Aug. 13 (Bloomberg) -- Export Development Canada, the country’s export-financing arm, wants Prime Minister Stephen Harper’s government to make permanent the agency’s temporary powers to support domestic lending, its chief executive said.
Harper’s government gave the agency, known as EDC, extra powers for two years as part of its 2009 budget. The expanded mandate, which is set to expire next March, could allow EDC to add as much as C$4 billion ($3.84 billion) in “annual volume,” CEO Eric Siegel said in an interview at Bloomberg’s Ottawa office.
Siegel, 56, said extending EDC’s powers is needed amid a slowing economic recovery and tougher capital requirements for banks. Canadian lenders would look “very closely” at a permanent extension of the agency’s mandate to ensure it doesn’t become a competitor, the trade group that represents the Royal Bank of Canada and other banks said.
“We still have some big requirements in this country for mobilizing financing capital,” Siegel said. “We’re going into a pretty slow period the later part of this year and 2011, and we still have issues for the banks” as regulators prepare to raise capital requirements.
The government is aware of the request from EDC and no decision has been made, Finance department spokesman Jack Aubry said in an e-mail.
John McCallum, spokesman for the opposition Liberal Party on economic issues, said there is a “strong case” to extend the temporary mandate.
“I’m not sure you want to make it permanent, but at least while the economy is weak and access to capital is a big issue, it would make sense to extend that,” McCallum said in a telephone interview.
The Ottawa-based EDC shouldn’t compete with private lenders, said Maura Drew-Lytle, a spokesman for the Canadian Bankers Association, a Toronto-based lobbying organization that represents all the country’s major banks.
“We would want to ensure that EDC continues to lend on a complementary and partnership basis rather than as competitors to the banks and that their focus remained export-oriented,” Drew-Lytle said in an e-mailed statement. “We haven’t seen what EDC is proposing and would have to look at it very closely.”
Siegel said the agency’s objective would be “maximizing bank participation”, not trying to take business away from lenders. “We’re not there to compete with the banks, we’re actually there to help the banks,” he said.
Siegel cited EDC’s decision last year to help refinance debt of New Flyer Industries Inc., a Winnipeg, Manitoba-based bus maker, and its support of Clearwater Seafoods Income Fund, a Halifax, Nova Scotia-based seafood producer.
EDC’s request for a broader mandate comes amid growing concern the global recovery is stalling.
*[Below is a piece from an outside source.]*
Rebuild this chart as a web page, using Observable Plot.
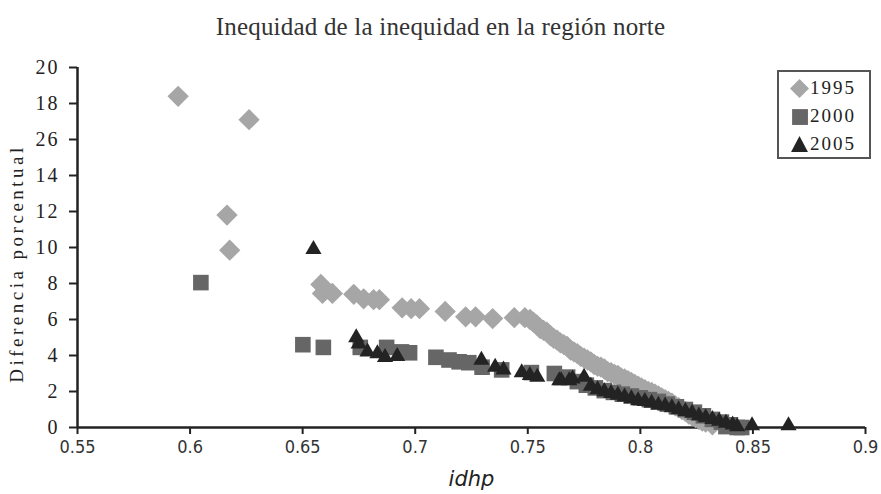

Canada’s trade deficit unexpectedly widened to C$1.1 billion in June from a revised C$695 million gap in May, Statistics Canada said Aug. 11 in Ottawa. The U.S. Federal Reserve said Aug. 10 the recovery is weakening.
Concern about a slowdown has prompted opposition parties and provincial leaders to question whether the government may need to consider a new stimulus package. Liberal leader Michael Ignatieff said July 30 in a Bloomberg interview that it’s too early to “shut the door” on additional stimulus as new spending measures may be needed to fuel the recovery.
The government this year wound up most of its extraordinary financing measures aimed at reviving the economy, including programs to purchase mortgages and car loans, and guarantee debt issued by banks and insurers.
EDC’s business financing volume, a measure that includes insurance coverage, will probably decline this year to about C$82 billion to C$83 billion, from C$85 billion last year and C$87 billion in 2008, Siegel said.
Siegel also said he expects his agency will play a “very major role” in financing purchases of Bombardier Inc.’s CSeries jet.
The CSeries is due to enter service in 2013, competing in a narrow-body jet market that Boeing estimates will reach $1.68 trillion in the next 20 years. “It’s very much on our planning to be there,” Siegel said.
Siegel, who expects EDC could be looking at loan signings of as much as C$2 billion annually for the CSeries, said any support should be done at market rates. “Support should not be done on a subsidized basis,” Siegel said. “It should be done reflecting the risks and with an adequate return on those risks going forward.”